Lebih rinci lagi, dari segmen golongan rumah tangga penerima BBM subsidi jenis Solar tersebut, ternyata 95 persen dinikmati oleh rumah tangga mampu atau orang kaya dan hanya 5 persen saja, yang benar-benar dikonsumsi rumah tangga miskin seperti petani dan nelayan kecil.
Padahal, setiap tahun negara mengalokasikan anggaran subsidi BBM yang cukup besar hingga ratusan triliun rupiah. Data Kementerian Keuangan mencatat realisasi penyaluran dana subsidi energi dan kompensasi energi hingga Oktober 2024 mencapai Rp254,7 triliun.
Realisasi tersebut terdiri atas Rp139,6 triliun untuk pemberian subsidi energi dan Rp115,1 triliun sisanya untuk penyaluran dana kompensasi energi. Dari realisasi subsidi dan kompensasi energi yang mencapai Rp254,7 triliun itu, tercatat digunakan untuk produk BBM sebanyak 13,476 juta kiloliter hingga Oktober 2024.
Tahun depan, pemerintah dan DPR telah menetapkan anggaran subsidi dan kompensasi energi sebesar Rp394,3 triliun dengan alokasi untuk subsidi energi sebesar Rp204,5 triliun dan sisanya disiapkan untuk dana kompensasi energi sebesar Rp189,8 triliun. Total kuota volume BBM bersubsidi yang dialokasikan pada 2025 diproyeksikan mencapai 19,41 juta kiloliter, dengan rincian untuk minyak tanah sebesar 0,52 juta kiloliter dan minyak Solar bersubsidi sebanyak 18,89 juta kiloliter.

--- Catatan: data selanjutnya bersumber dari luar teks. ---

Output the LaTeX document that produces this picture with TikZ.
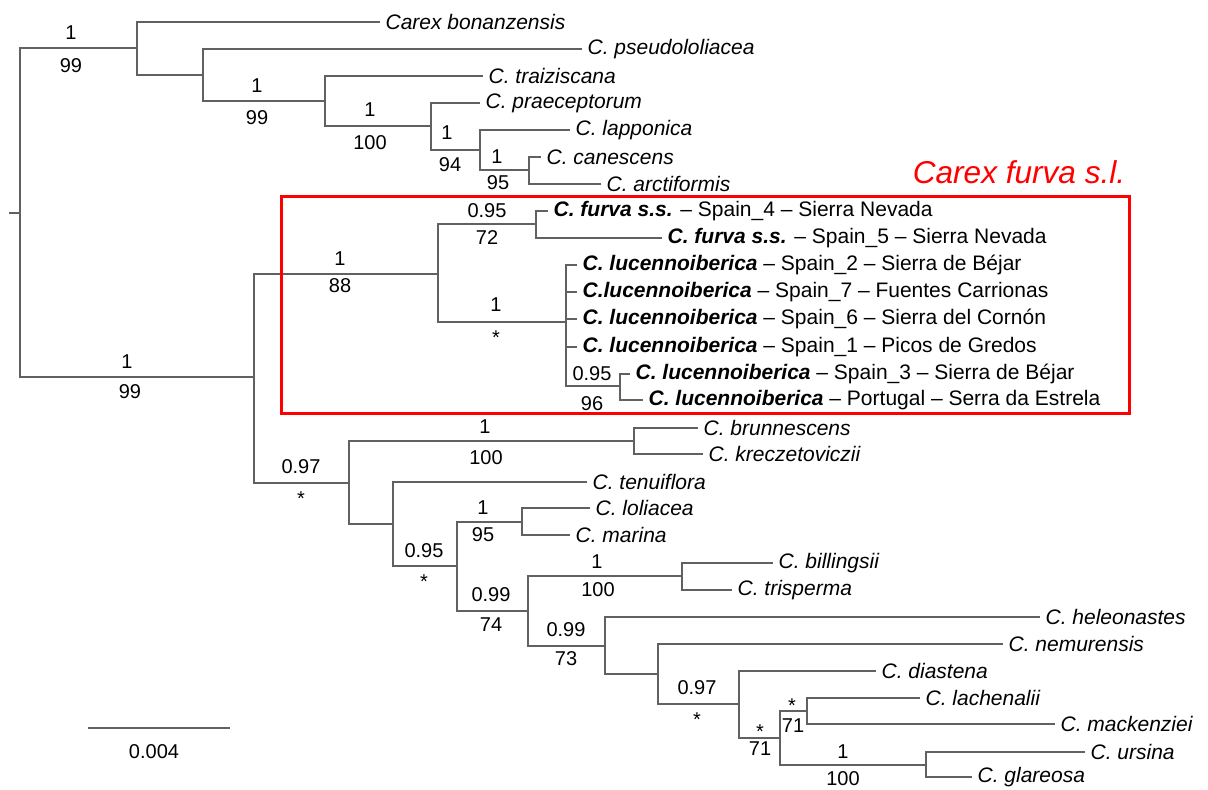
\documentclass[tikz,border=0pt]{standalone}
\usepackage{fontspec}
\setmainfont{Liberation Sans}
\usepackage{tikz}
\newcommand{\branchcolor}{black!62}
\newcommand{\boxcolor}{red}
\newcommand{\thickness}{0.65pt}

\begin{document}
\begin{tikzpicture}[x=0.5pt, y=-0.5pt,
  branch/.style={draw=\branchcolor, line width=\thickness},
  leaf/.style={anchor=west, inner xsep=2.6pt, inner ysep=0pt, font=\fontsize{10.5}{12}\selectfont\itshape},
  supp/.style={inner sep=0pt, font=\fontsize{10}{12}\selectfont}]
\useasboundingbox (0,0) rectangle (1208,789);
%internal nodes
\coordinate (stub) at (9,213);
\coordinate (rt) at (20,213);
\coordinate (A) at (137,48);
\coordinate (B) at (203,75);
\coordinate (C) at (325,101);
\coordinate (D) at (431,126);
\coordinate (E) at (480,150);
\coordinate (F) at (529,170);
\coordinate (X) at (254,377);
\coordinate (G) at (438,274);
\coordinate (H) at (536,224);
\coordinate (I) at (566,322);
\coordinate (J) at (620,386);
\coordinate (K) at (349,483);
\coordinate (L) at (634,441);
\coordinate (M) at (393,524);
\coordinate (N) at (457,566);
\coordinate (O) at (522,522);
\coordinate (P) at (528,611);
\coordinate (Q) at (682,576);
\coordinate (R) at (605,646);
\coordinate (S) at (658,674);
\coordinate (T) at (739,704);
\coordinate (U) at (780,738);
\coordinate (V) at (807,711);
\coordinate (W) at (926,765);
%leaves
\node[leaf] (bon) at (380,22) {Carex bonanzensis};
\node[leaf] (pse) at (582,49) {C. pseudololiacea};
\node[leaf] (tra) at (483,76) {C. traiziscana};
\node[leaf] (pra) at (480,103) {C. praeceptorum};
\node[leaf] (lap) at (570,130) {C. lapponica};
\node[leaf] (can) at (541,157) {C. canescens};
\node[leaf] (arc) at (601,184) {C. arctiformis};
\node[leaf] (fur4) at (548,211) {\textbf{C. furva s.s.} {\upshape – Spain\_4 – Sierra Nevada}};
\node[leaf] (fur5) at (662,238) {\textbf{C. furva s.s.} {\upshape – Spain\_5 – Sierra Nevada}};
\node[leaf] (luc2) at (577,265) {\textbf{C. lucennoiberica} {\upshape – Spain\_2 – Sierra de Béjar}};
\node[leaf] (luc7) at (577,292) {\textbf{C.lucennoiberica} {\upshape – Spain\_7 – Fuentes Carrionas}};
\node[leaf] (luc6) at (577,319) {\textbf{C. lucennoiberica} {\upshape – Spain\_6 – Sierra del Cornón}};
\node[leaf] (luc1) at (577,347) {\textbf{C. lucennoiberica} {\upshape – Spain\_1 – Picos de Gredos}};
\node[leaf] (luc3) at (630,374) {\textbf{C. lucennoiberica} {\upshape – Spain\_3 – Sierra de Béjar}};
\node[leaf] (lucp) at (643,400) {\textbf{C. lucennoiberica} {\upshape – Portugal – Serra da Estrela}};
\node[leaf] (bru) at (698,428) {C. brunnescens};
\node[leaf] (kre) at (703,454) {C. kreczetoviczii};
\node[leaf] (ten) at (587,482) {C. tenuiflora};
\node[leaf] (lol) at (590,508) {C. loliacea};
\node[leaf] (mar) at (570,535) {C. marina};
\node[leaf] (bil) at (773,563) {C. billingsii};
\node[leaf] (tri) at (732,590) {C. trisperma};
\node[leaf] (hel) at (1040,617) {C. heleonastes};
\node[leaf] (nem) at (1003,644) {C. nemurensis};
\node[leaf] (dia) at (876,671) {C. diastena};
\node[leaf] (lac) at (920,698) {C. lachenalii};
\node[leaf] (mac) at (1055,724) {C. mackenziei};
\node[leaf] (urs) at (1085,752) {C. ursina};
\node[leaf] (gla) at (972,777) {C. glareosa};
%branches
\draw[branch] (stub) -- (rt);
\draw[branch] (rt) |- (A);
\draw[branch] (rt) |- (X);
\draw[branch] (A) |- (bon.west);
\draw[branch] (A) |- (B);
\draw[branch] (B) |- (pse.west);
\draw[branch] (B) |- (C);
\draw[branch] (C) |- (tra.west);
\draw[branch] (C) |- (D);
\draw[branch] (D) |- (pra.west);
\draw[branch] (D) |- (E);
\draw[branch] (E) |- (lap.west);
\draw[branch] (E) |- (F);
\draw[branch] (F) |- (can.west);
\draw[branch] (F) |- (arc.west);
\draw[branch] (X) |- (G);
\draw[branch] (X) |- (K);
\draw[branch] (G) |- (H);
\draw[branch] (G) |- (I);
\draw[branch] (H) |- (fur4.west);
\draw[branch] (H) |- (fur5.west);
\draw[branch] (I) |- (luc2.west);
\draw[branch] (I) |- (luc7.west);
\draw[branch] (I) |- (luc6.west);
\draw[branch] (I) |- (luc1.west);
\draw[branch] (I) |- (J);
\draw[branch] (J) |- (luc3.west);
\draw[branch] (J) |- (lucp.west);
\draw[branch] (K) |- (L);
\draw[branch] (K) |- (M);
\draw[branch] (L) |- (bru.west);
\draw[branch] (L) |- (kre.west);
\draw[branch] (M) |- (ten.west);
\draw[branch] (M) |- (N);
\draw[branch] (N) |- (O);
\draw[branch] (N) |- (P);
\draw[branch] (O) |- (lol.west);
\draw[branch] (O) |- (mar.west);
\draw[branch] (P) |- (Q);
\draw[branch] (P) |- (R);
\draw[branch] (Q) |- (bil.west);
\draw[branch] (Q) |- (tri.west);
\draw[branch] (R) |- (hel.west);
\draw[branch] (R) |- (S);
\draw[branch] (S) |- (nem.west);
\draw[branch] (S) |- (T);
\draw[branch] (T) |- (dia.west);
\draw[branch] (T) |- (U);
\draw[branch] (U) |- (V);
\draw[branch] (U) |- (W);
\draw[branch] (V) |- (lac.west);
\draw[branch] (V) |- (mac.west);
\draw[branch] (W) |- (urs.west);
\draw[branch] (W) |- (gla.west);
%support values
\node[supp] (pA) at (71,33) {1};
\node[supp] (bA) at (71,66) {99};
\node[supp] (pC) at (257,86) {1};
\node[supp] (bC) at (257,118) {99};
\node[supp] (pD) at (370,110) {1};
\node[supp] (bD) at (370,143) {100};
\node[supp] (pE) at (447,133) {1};
\node[supp] (bE) at (450,165) {94};
\node[supp] (pF) at (497,157) {1};
\node[supp] (bF) at (498,183) {95};
\node[supp] (pX) at (127,362) {1};
\node[supp] (bX) at (130,392) {99};
\node[supp] (pG) at (340,259) {1};
\node[supp] (bG) at (340,286) {88};
\node[supp] (pH) at (487,211) {0.95};
\node[supp] (bH) at (487,238) {72};
\node[supp] (pI) at (496,305) {1};
\node[supp] (bI) at (496,338) {*};
\node[supp] (pJ) at (592,374) {0.95};
\node[supp] (bJ) at (592,404) {96};
\node[supp] (pK) at (301,467) {0.97};
\node[supp] (bK) at (301,499) {*};
\node[supp] (pL) at (485,427) {1};
\node[supp] (bL) at (486,458) {100};
\node[supp] (pN) at (424,551) {0.95};
\node[supp] (bN) at (424,582) {*};
\node[supp] (pO) at (483,508) {1};
\node[supp] (bO) at (483,535) {95};
\node[supp] (pP) at (491,595) {0.99};
\node[supp] (bP) at (491,625) {74};
\node[supp] (pQ) at (597,562) {1};
\node[supp] (bQ) at (598,590) {100};
\node[supp] (pR) at (566,630) {0.99};
\node[supp] (bR) at (566,659) {73};
\node[supp] (pT) at (697,688) {0.97};
\node[supp] (bT) at (697,720) {*};
\node[supp] (pU) at (760,732) {*};
\node[supp] (bU) at (760,749) {71};
\node[supp] (pV) at (792,706) {*};
\node[supp] (bV) at (793,726) {71};
\node[supp] (pW) at (843,752) {1};
\node[supp] (bW) at (843,779) {100};
%furva box
\coordinate (box1) at (281,196);
\coordinate (box2) at (1129,413);
\draw[\boxcolor, line width=1.5pt] (box1) rectangle (box2);
\node[inner sep=0pt, text=\boxcolor, font=\fontsize{15.8}{18}\selectfont\itshape] (title) at (1019,172) {Carex furva s.l.};
%scale bar
\coordinate (sb1) at (88,728);
\coordinate (sb2) at (230,728);
\draw[branch] (sb1) -- (sb2);
\node[supp] (sbl) at (154,752) {0.004};
\end{tikzpicture}
\end{document}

Besaran subsidi untuk minyak Solar untuk 2025 sudah ditetapkan sama seperti tahun sebelumnya, yakni konstan sebesar Rp1.000 per liter. Sementara, besaran subsidi untuk minyak tanah tergantung fluktuasi harga pasar. Artinya, makin tinggi harga pasar, kian besar subsidinya, begitu pula sebaliknya.

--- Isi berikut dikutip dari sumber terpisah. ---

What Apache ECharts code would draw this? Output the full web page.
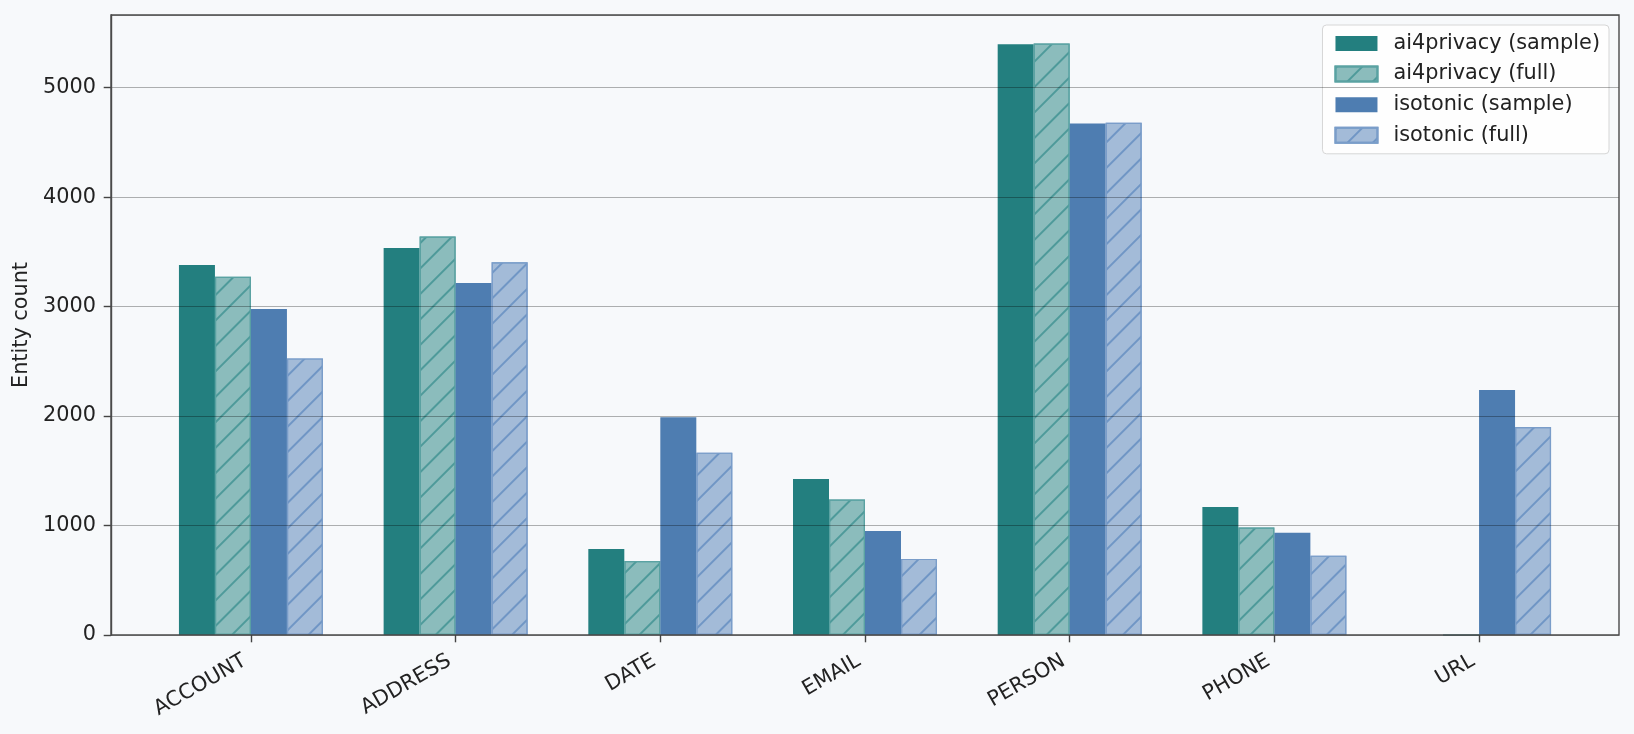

Demikian pula, besaran dana kompensasi negara, yang dialokasikan untuk BBM penugasan jenis Pertalite, mengikuti harga keekonomiannya. Indonesia telah lama menjadi negara net importer minyak atau kebutuhannya sudah lebih besar dibandingkan hasil produksi minyak di dalam negeri sehingga persoalan subsidi BBM ini seharusnya sudah sejak lama pula diselesaikan.

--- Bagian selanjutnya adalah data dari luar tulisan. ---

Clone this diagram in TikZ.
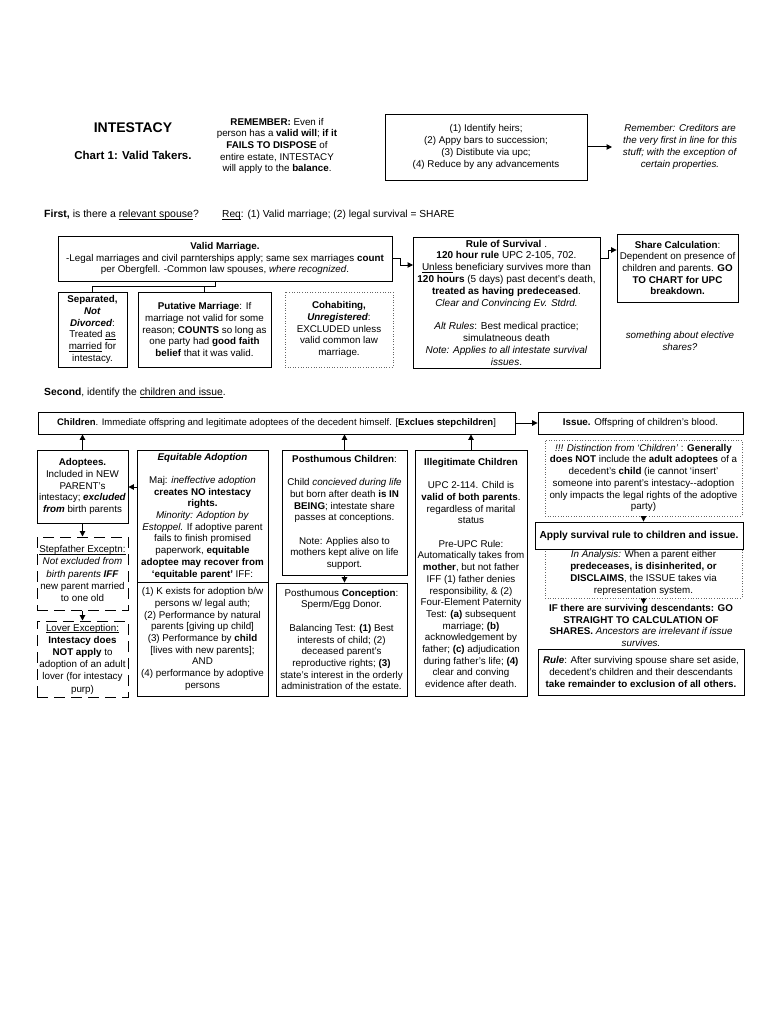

Tercatat, konsumsi BBM Indonesia kini mencapai 1,3 juta barel per hari, sementara produksi minyak mentah atau crude oil di dalam negeri yang diolah menjadi produk BBM hanya berkisar 600 ribu barel per hari. Artinya, Indonesia mesti mengimpor produk BBM dan juga minyak mentah sebesar 700 ribu barel setiap harinya.
Di sisi lain, dengan pertambahan jumlah penduduk, maka konsumsi BBM pastinya juga makin meningkat. Diprediksi, kebutuhan BBM domestik bakal menembus 1,4 juta barel per hari pada 2030.
Ditambah lagi, peningkatan produksi minyak mentah di dalam negeri juga makin sulit akibat penurunan alamiah sumur minyak yang sudah tua dan ketiadaan penemuan cadangan minyak dalam jumlah yang besar sehingga impor BBM akan makin meningkat dan anggaran subsidi pun kian membengkak.
Oleh karena itu, kebijakan BBM subsidi yang tepat dan cepat menjadi sesuatu yang tidak bisa dihindari. Salah satu kebijakan dalam jangka pendek yang dapat dilakukan Pemerintah adalah menaikkan harga BBM secara bertahap menuju keekonomiannya.